The economy grew by 1.2 percent in the second-quarter, half the rate of the U.S. and even further below most of Russia's emerging market peers. Growth estimates for the year now stand at 1.8 percent, half the initial forecasts.

Last week, the government approved a budget for the next three years that partially postponed financing of President Vladimir Putin's wide-ranging pre-election promises. Despite those cuts, however, the budget deficit will not disappear.

In 2015, Russia now foresees a deficit of 1 percent of gross domestic product, projecting that to narrow to 0.6 percent of GDP in 2016.

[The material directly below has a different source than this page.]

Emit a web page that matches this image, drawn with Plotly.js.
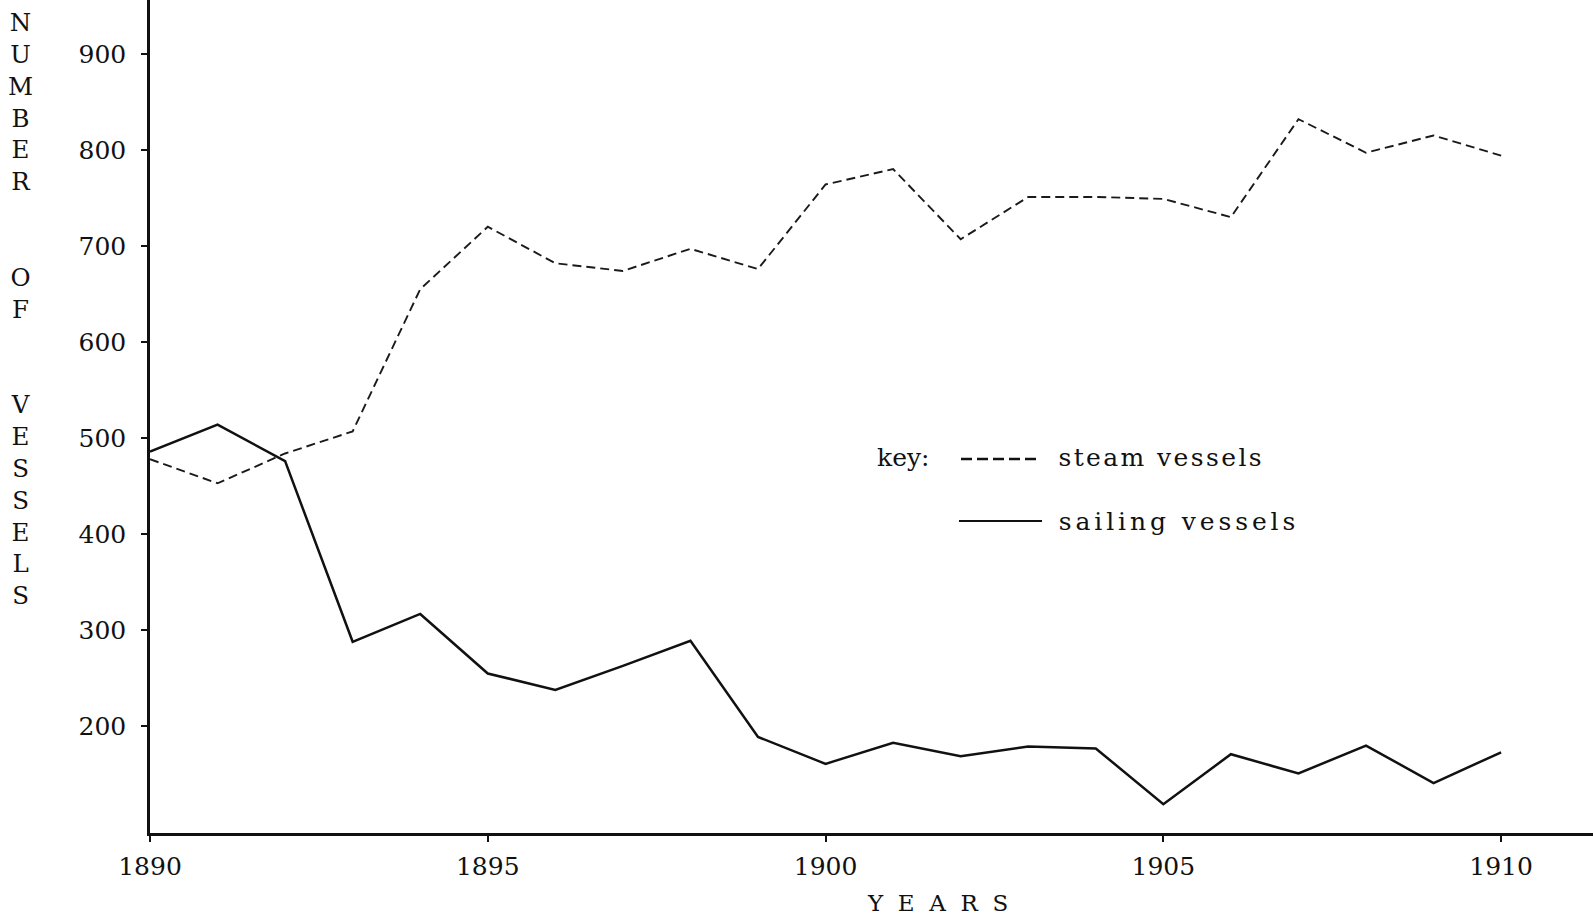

Stripping out oil and gas taxes, which account for over half the federal budget, the underlying picture looks more difficult. The non-oil deficit, which the IMF has repeatedly urged Russia to cut, will fall from 10.3 percent of GDP in 2013 only to 8.4 percent in 2016, twice the pre-financial crisis level.

Siluanov defended the 2013-2016 budget as having "turned out well" despite a lot of pressure to raise spending.

But he warned that the three-year plan leaves costly spending decisions to be financed in 2017-18, including a planned rise in military spending, which meant Russia should already prepare for "this difficult period."

Closer attention should be paid to the state monopolies which dominate the economy, he said, suggesting their costs could be reduced by as much as 10 percent without cutting back on the goods and services they need to operate.

"As we say in Russia: Many make money not from profit but from costs," Siluanov said. "The government should look into how effective are procurement and investment by large companies with state stakes in them, how they correspond with national goals."